準備が整ったらランディングです。アングラーも気合を入れて最後の寄せをしてください。ボートまで残り10mくらいになるとカジキがボートに寄るのを嫌がり始めることがあります。しかしここであきらめてはいけません。耐えて寄せます。どうしても寄らないときは一瞬アスターンをかけてリーダーが取れるところまで寄せて、そのタイミングを外さないようにリーダーを取ります。リーダーを取るくらいの時にはキャプテンはデッドスローで、前進を入れましょう。そうすることによって、カジキも一緒に進行方向に泳ぎます。ボートの下に入らなくなります。リーダーマンは決して力いっぱいにカジキを引き寄せないように心がけましょう。リーダーを持ってカジキがジャンプしている写真を見かけますが、それはけっしてよい事ではないと思います。カジキを暴れさせないことが大切です。極細のワインドオンリーダーは手に巻かないほうがいいのでリーダーを取って送ってスピニングに巻き込んでもらいます。ナイロンリーダーは手に巻いてもいいですが巻き方を間違えないようにご注意ください。

 
■11. リーダーをとることは危険なこと
カジキは大きくて驚くほど重いです。リーダーをとって引いても手の力では簡単には浮いてきません。しっかりリーダーを手にとって腰をいれて腰の力であげるようにして初めて力が入って浮いてきます。この感触を陸の上で実感しておいてください。リーダーを持って30kg、50kgのものをずり上げる感覚です。 カジキのリーダーを取って寄せることは危険なことです。この時にカジキに走られたり暴れたりされて大けがをすることがあります。カジキが暴れたときに自分の手からリーダーがスムースにはずれるようにリーダーの取り方を確認しておいてください。
 リーダーの取り方やカジキ釣りの全体の流れは、
 ヤマハ発動機のマリンライフ>カジキ釣り講座等を参考にしてください。
 http://www.yamaha-motor.co.jp/marine/life/billfish/
 YouTubeのカジキのランディングシーンなども参考になるものもあります。
 
■12. ギャフ打ち
カジキが寄ったらギャフか銛を打ちます。頭の固いところには刺さりません。腹の柔らかいところは抜けやすいです。肩や背中に打つのがいいです。銛はIGFAルールではファールになりますが、ギャフよりはるかに簡単です。銛なら片手でリーダーを持ったまま打つことも可能です。銛でもギャフでもしっかり奥まで入るように気合を入れて打ち込んでください。銛が外れてカジキが流されることがあるので、しっかりギャフや銛が入ったことを確認するまでリーダーは緩めないほうがいいです。ギャフのロープを引いたときにフックがポロッと外れることが多いです。フックは穴に引っかかっているだけだということです。
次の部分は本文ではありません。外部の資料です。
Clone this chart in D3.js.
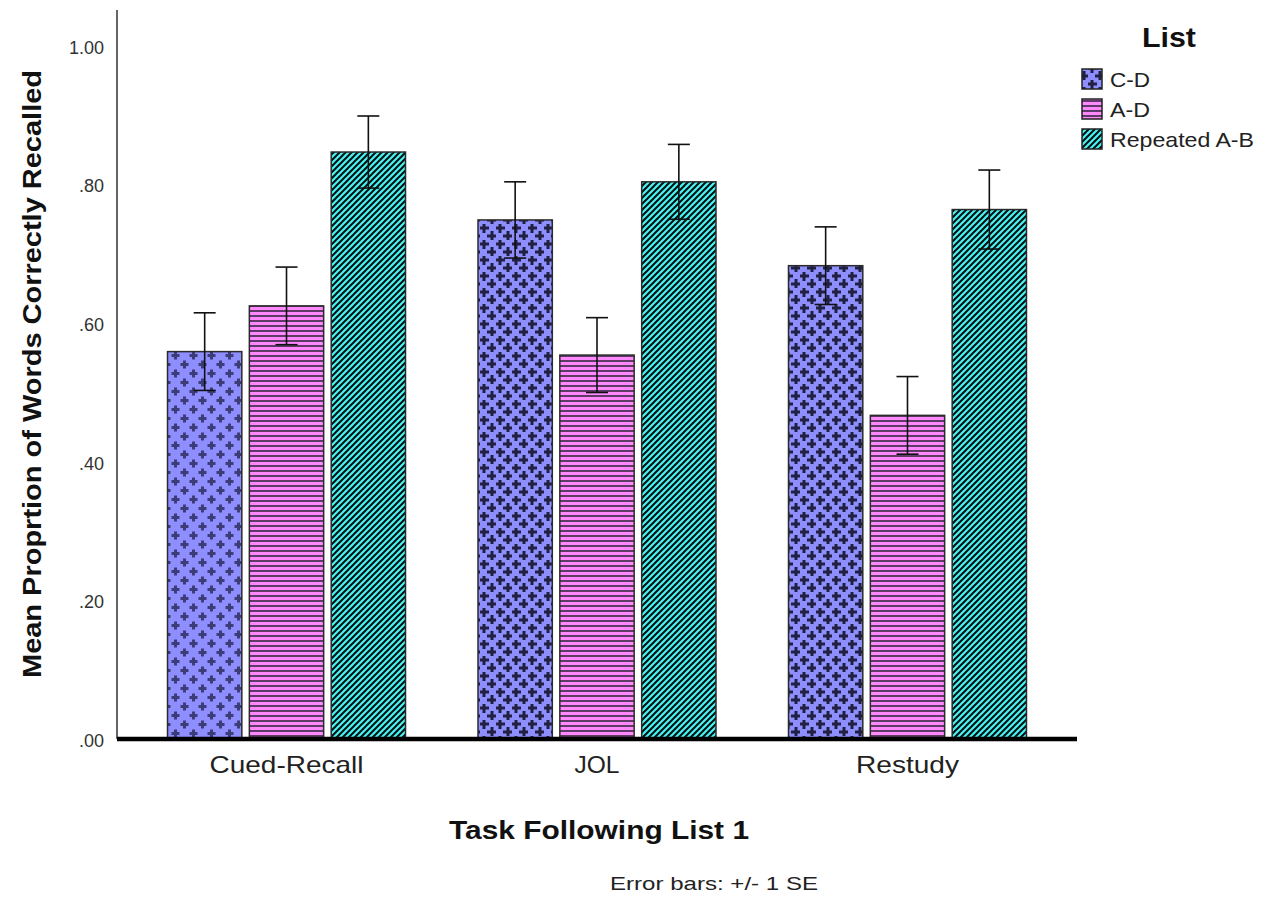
<!DOCTYPE html>
<html><head><meta charset="utf-8">
<script src="https://cdn.jsdelivr.net/npm/d3@7"></script>
<style>body{margin:0;background:#fff}svg{display:block}text{font-family:"Liberation Sans",Arial,sans-serif}</style>
</head><body>
<svg id="c" width="1272" height="901"></svg>
<script>
const categories = ["Cued-Recall", "JOL", "Restudy"];
const categoryLabelWidths = [154, 45, 103];
const series = ["C-D", "A-D", "Repeated A-B"];
const legendLabelWidths = [40, 40, 144];
const cdMeans  = [0.559, 0.749, 0.683];
const adMeans  = [0.625, 0.554, 0.467];
const repMeans = [0.847, 0.804, 0.764];
const cdSE  = [0.056, 0.055, 0.056];
const adSE  = [0.056, 0.054, 0.056];
const repSE = [0.052, 0.054, 0.057];
const yTicks = [0, 0.2, 0.4, 0.6, 0.8, 1.0];
const yTickLabels = [".00", ".20", ".40", ".60", ".80", "1.00"];

const svg = d3.select("#c");
const defs = svg.append("defs");

function plusPattern(id, size, arm, w, fill, ink) {
  const p = defs.append("pattern").attr("id", id).attr("patternUnits", "userSpaceOnUse")
    .attr("width", size).attr("height", size);
  p.append("rect").attr("width", size).attr("height", size).attr("fill", fill);
  [[size/4, size/4], [3*size/4, 3*size/4]].forEach(([cx, cy]) => {
    p.append("rect").attr("x", cx - arm/2).attr("y", cy - w/2).attr("width", arm).attr("height", w).attr("fill", ink);
    p.append("rect").attr("x", cx - w/2).attr("y", cy - arm/2).attr("width", w).attr("height", arm).attr("fill", ink);
  });
}
plusPattern("cdLight", 18, 8, 3, "#8e8eff", "#3c3c78");
plusPattern("cdHeavy", 16, 10, 3, "#8e8eff", "#202042");

const ad = defs.append("pattern").attr("id", "adPat").attr("patternUnits", "userSpaceOnUse")
  .attr("width", 8).attr("height", 5);
ad.append("rect").attr("width", 8).attr("height", 5).attr("fill", "#ff88ff");
ad.append("rect").attr("y", 0).attr("width", 8).attr("height", 2).attr("fill", "#5e3a66");

const rp = defs.append("pattern").attr("id", "repPat").attr("patternUnits", "userSpaceOnUse")
  .attr("width", 6).attr("height", 6);
rp.append("rect").attr("width", 6).attr("height", 6).attr("fill", "#48f2f2");
rp.append("path").attr("d", "M-1.5,1.5 L1.5,-1.5 M0,6 L6,0 M4.5,7.5 L7.5,4.5")
  .attr("stroke", "#041010").attr("stroke-width", 2);

const x0 = d3.scaleBand().domain(categories).range([117, 1077]).paddingInner(0.2335).paddingOuter(0.1627);
const x1 = d3.scaleBand().domain(series).range([0, x0.bandwidth()]).paddingInner(0.092).paddingOuter(0);
const y = d3.scaleLinear().domain([0, 1]).range([739, 46]);

const meansBySeries = [cdMeans, adMeans, repMeans];
const seBySeries = [cdSE, adSE, repSE];
const data = [];
categories.forEach((c, i) => series.forEach((s, j) => {
  let fill;
  if (j === 0) fill = i === 0 ? "url(#cdLight)" : "url(#cdHeavy)";
  else if (j === 1) fill = "url(#adPat)";
  else fill = "url(#repPat)";
  data.push({cat: c, ser: s, v: meansBySeries[j][i], se: seBySeries[j][i], fill});
}));

// y axis
const yAxis = svg.append("g").attr("transform", "translate(117,0)")
  .call(d3.axisLeft(y).tickValues(yTicks).tickSize(0).tickPadding(13)
    .tickFormat((d, i) => yTickLabels[i]));
yAxis.select(".domain").remove();
yAxis.selectAll("text").attr("font-size", 18).attr("fill", "#333")
  .attr("font-family", '"Liberation Sans",Arial,sans-serif').attr("dy", "0.4em");
svg.append("line").attr("x1", 117).attr("x2", 117).attr("y1", 10).attr("y2", 739)
  .attr("stroke", "#333").attr("stroke-width", 1.5);

// bars
svg.append("g").selectAll("rect").data(data).join("rect")
  .attr("x", d => x0(d.cat) + x1(d.ser))
  .attr("y", d => y(d.v))
  .attr("width", x1.bandwidth())
  .attr("height", d => y(0) - y(d.v))
  .attr("fill", d => d.fill)
  .attr("stroke", "#2a2a2a").attr("stroke-width", 1.5);

// error bars
const eb = svg.append("g").attr("stroke", "#111").attr("stroke-width", 1.6);
data.forEach(d => {
  const cx = x0(d.cat) + x1(d.ser) + x1.bandwidth() / 2;
  eb.append("line").attr("x1", cx).attr("x2", cx).attr("y1", y(d.v + d.se)).attr("y2", y(d.v - d.se));
  eb.append("line").attr("x1", cx - 11).attr("x2", cx + 11).attr("y1", y(d.v + d.se)).attr("y2", y(d.v + d.se));
  eb.append("line").attr("x1", cx - 11).attr("x2", cx + 11).attr("y1", y(d.v - d.se)).attr("y2", y(d.v - d.se));
});

// x axis
const xAxis = svg.append("g").attr("transform", "translate(0,739)")
  .call(d3.axisBottom(x0).tickSize(0).tickPadding(16));
xAxis.select(".domain").remove();
xAxis.selectAll("text").attr("font-size", 24).attr("fill", "#222")
  .attr("font-family", '"Liberation Sans",Arial,sans-serif').attr("dy", "0.75em")
  .attr("textLength", (d, i) => categoryLabelWidths[i]).attr("lengthAdjust", "spacingAndGlyphs");
svg.append("line").attr("x1", 117).attr("x2", 1077).attr("y1", 739).attr("y2", 739)
  .attr("stroke", "#000").attr("stroke-width", 4.5);

// titles
svg.append("text").attr("x", 599).attr("y", 839).attr("text-anchor", "middle")
  .attr("font-size", 25).attr("font-weight", "bold").attr("fill", "#111")
  .attr("textLength", 300).attr("lengthAdjust", "spacingAndGlyphs")
  .text("Task Following List 1");
svg.append("text").attr("transform", "translate(41,374) rotate(-90)").attr("text-anchor", "middle")
  .attr("font-size", 25).attr("font-weight", "bold").attr("fill", "#111")
  .attr("textLength", 608).attr("lengthAdjust", "spacingAndGlyphs")
  .text("Mean Proprtion of Words Correctly Recalled");
svg.append("text").attr("x", 714).attr("y", 890).attr("text-anchor", "middle")
  .attr("font-size", 19).attr("fill", "#222")
  .attr("textLength", 208).attr("lengthAdjust", "spacingAndGlyphs")
  .text("Error bars: +/- 1 SE");

// legend
svg.append("text").attr("x", 1169).attr("y", 47).attr("text-anchor", "middle")
  .attr("font-size", 27).attr("font-weight", "bold").attr("fill", "#111")
  .attr("textLength", 54).attr("lengthAdjust", "spacingAndGlyphs").text("List");
const legFills = ["url(#cdHeavy)", "url(#adPat)", "url(#repPat)"];
const lg = svg.append("g");
series.forEach((s, i) => {
  const yy = 69 + i * 30;
  lg.append("rect").attr("x", 1082).attr("y", yy).attr("width", 20).attr("height", 20)
    .attr("fill", legFills[i]).attr("stroke", "#222").attr("stroke-width", 1.5);
  lg.append("text").attr("x", 1110).attr("y", yy + 18).attr("font-size", 21).attr("fill", "#222")
    .attr("textLength", legendLabelWidths[i]).attr("lengthAdjust", "spacingAndGlyphs").text(s);
});
</script>
</body></html>
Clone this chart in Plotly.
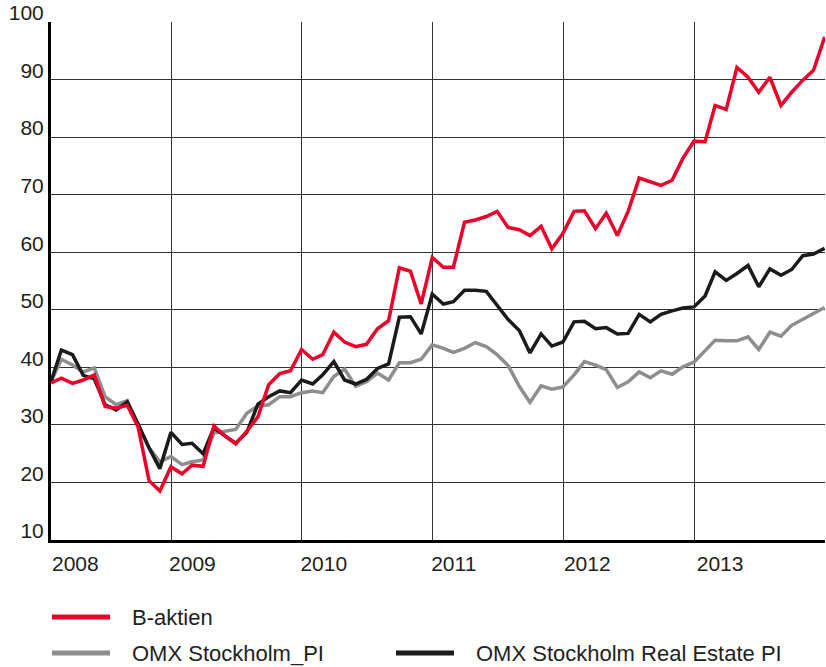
import pandas as pd
import plotly.graph_objects as go

# Monthly dates (month-end), Jan 2008 - Dec 2013
dates = pd.date_range("2008-01-31", periods=72, freq="ME").strftime("%Y-%m-%d").tolist()

b_aktien = [
    37.3, 38.1, 37.2, 37.8, 38.7, 33.2, 32.9, 33.4, 29.7, 20.3, 18.5, 22.7,
    21.5, 23.0, 22.8, 29.8, 28.1, 26.7, 28.9, 31.4, 37.0, 38.9, 39.4, 43.1,
    41.4, 42.2, 46.1, 44.4, 43.6, 44.0, 46.7, 48.1, 57.3, 56.7, 51.0, 59.1,
    57.4, 57.4, 65.2, 65.6, 66.2, 67.1, 64.3, 63.9, 62.9, 64.5, 60.6, 63.3,
    67.1, 67.2, 64.1, 66.8, 62.9, 67.1, 72.9, 72.3, 71.6, 72.5, 76.3, 79.3,
    79.2, 85.5, 84.8, 92.1, 90.4, 87.8, 90.4, 85.5, 87.8, 89.9, 91.6, 97.4,
]

omx_pi = [
    37.5, 41.4, 40.4, 39.2, 39.9, 34.9, 33.5, 34.2, 30.0, 26.0, 23.6, 24.5,
    23.1, 23.6, 23.9, 28.6, 28.9, 29.2, 32.0, 33.3, 33.5, 34.9, 34.9, 35.6,
    35.9, 35.6, 38.4, 39.7, 36.7, 37.5, 39.0, 37.8, 40.8, 40.8, 41.4, 43.9,
    43.3, 42.6, 43.3, 44.3, 43.6, 42.2, 40.3, 36.7, 33.9, 36.8, 36.2, 36.6,
    38.7, 41.0, 40.4, 39.6, 36.5, 37.5, 39.2, 38.2, 39.4, 38.8, 40.1, 40.9,
    42.9, 44.7, 44.6, 44.6, 45.3, 43.1, 46.1, 45.4, 47.3, 48.3, 49.3, 50.4,
]

omx_real_estate = [
    37.5, 43.0, 42.2, 38.6, 38.0, 33.5, 32.6, 34.0, 30.2, 26.0, 22.4, 28.7,
    26.6, 26.8, 25.0, 29.5, 28.1, 26.8, 28.7, 33.6, 34.9, 35.9, 35.6, 37.8,
    37.1, 38.7, 41.0, 37.8, 37.1, 37.9, 39.8, 40.6, 48.7, 48.8, 45.8, 52.7,
    51.0, 51.4, 53.4, 53.4, 53.2, 50.7, 48.3, 46.4, 42.5, 45.8, 43.7, 44.4,
    47.9, 48.0, 46.7, 46.9, 45.8, 45.9, 49.2, 47.9, 49.2, 49.8, 50.3, 50.5,
    52.4, 56.6, 55.1, 56.3, 57.7, 54.0, 57.1, 56.0, 57.0, 59.4, 59.7, 60.7,
]

year_labels = ["2008", "2009", "2010", "2011", "2012", "2013"]
year_label_pos = ["2008-04-08", "2009-03-01", "2010-03-03", "2011-03-01", "2012-03-08", "2013-03-14"]
year_grid = ["2009-01-01", "2010-01-01", "2011-01-01", "2012-01-01", "2013-01-01", "2014-01-01"]
y_ticks = [10, 20, 30, 40, 50, 60, 70, 80, 90, 100]

series_names = ["B-aktien", "OMX Stockholm_PI", "OMX Stockholm Real Estate PI"]
RED = "#ec0029"
GREY = "#8e8e8e"
BLACK = "#1b1b1b"

fig = go.Figure()
for vals, name, col in [(omx_pi, series_names[1], GREY),
                        (omx_real_estate, series_names[2], BLACK),
                        (b_aktien, series_names[0], RED)]:
    fig.add_trace(go.Scatter(x=dates, y=vals, name=name, mode="lines",
                             line=dict(color=col, width=3.5), showlegend=False))

tick_font = dict(family="Liberation Sans Narrow, Liberation Sans, Arial, sans-serif",
                 size=21, color="#222222")

W, H = 826, 667
pl, pr, pt, pb = 51, 1, 22, 127

fig.update_layout(
    width=W, height=H,
    margin=dict(l=pl, r=pr, t=pt, b=pb, autoexpand=False),
    paper_bgcolor="white", plot_bgcolor="white",
    xaxis=dict(
        type="date", automargin=False,
        range=["2008-01-31", "2014-01-01"],
        tickmode="array", tickvals=year_label_pos, ticktext=year_labels,
        showgrid=False, ticks="", tickfont=tick_font, ticklabelstandoff=3,
        showline=True, linecolor="black", linewidth=3,
        minor=dict(tickmode="array", tickvals=year_grid, showgrid=True,
                   gridcolor="#333333", gridwidth=1, ticks=""),
        zeroline=False,
    ),
    yaxis=dict(
        range=[10, 100], tickmode="array", tickvals=y_ticks, automargin=False,
        showgrid=True, gridcolor="#333333", gridwidth=1,
        ticks="", tickfont=tick_font, ticklabelstandoff=0, ticklabelshift=-9,
        showline=True, linecolor="black", linewidth=3, zeroline=False,
    ),
)

# Manual legend (paper coordinates) to reproduce long legend strokes
legend_items = [
    (series_names[0], RED, 52, 617),
    (series_names[1], GREY, 52, 653),
    (series_names[2], BLACK, 396, 653),
]
pw, ph = W - pl - pr, H - pt - pb
def px_to_paper(x, y):
    return (x - pl) / pw, (H - pb - y) / ph

legend_font = dict(family="Liberation Sans, Arial, sans-serif", size=22, color="#222222")
for name, col, x0, y0 in legend_items:
    ax0, ay = px_to_paper(x0, y0)
    ax1, _ = px_to_paper(x0 + 58, y0)
    fig.add_shape(type="line", xref="paper", yref="paper", x0=ax0, x1=ax1, y0=ay, y1=ay,
                  line=dict(color=col, width=5))
    tx, _ = px_to_paper(x0 + 78, y0)
    fig.add_annotation(xref="paper", yref="paper", x=tx, y=ay, text=name, showarrow=False,
                       xanchor="left", yanchor="middle", font=legend_font)

fig.write_html("out.html", config={"displayModeBar": False},
               post_script="document.body.style.margin='0';document.body.style.padding='0';")
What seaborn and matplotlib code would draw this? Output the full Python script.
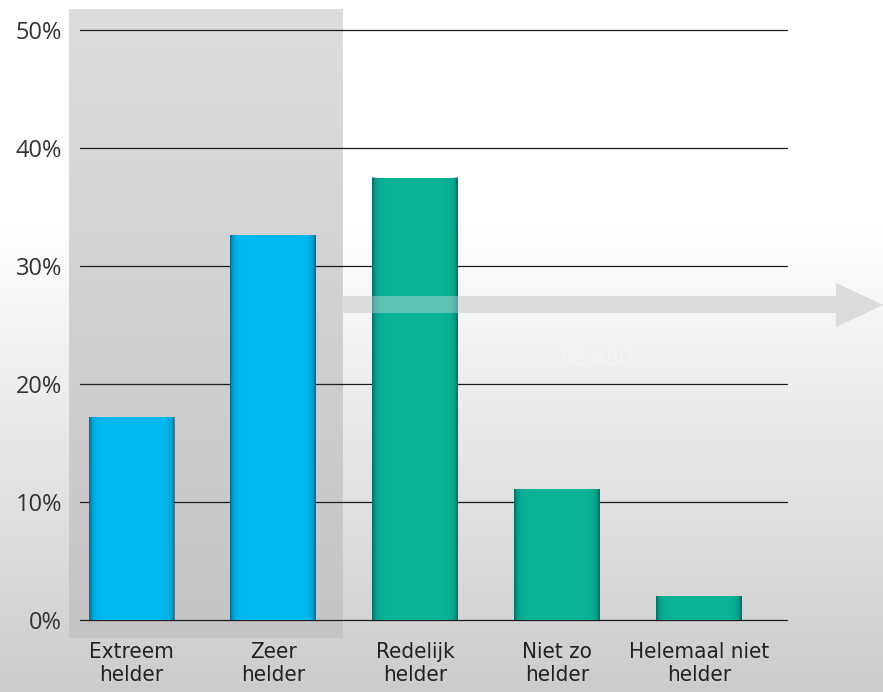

ギャフや銛を打ったらビルを掴みます。ビルはザラザラなので必ずグローブをしてビルを取ってください。それからバットでカジキの頭を叩いて締めます。締めるとカジキの体色が瞬間コバルトブルーに輝きます。落ち着いたらギャフや銛のロープをビルにハーフヒッチで3〜4回巻いてビルを固定すればカジキはロープから離れません。フックが外れるようなら外し、ロープを引いてボートに乗せます。カジキは重いので気合を入れないとボートにはのせられませんが頑張ってください。150kg以下なら2人でのせられます。信じないとのせられません。
カジキを乗せたらビルと下あごを細い紐でくくっておきます。テールを釣り上げて計量しますがそのときに口から内臓が出てくるのを防ぐために必ず括っておいてください。
マリーナに戻るときはマーリンフラッグを高々と掲揚して凱旋帰港しましょう。
迎える側も帰る側も気持ちがいいものです。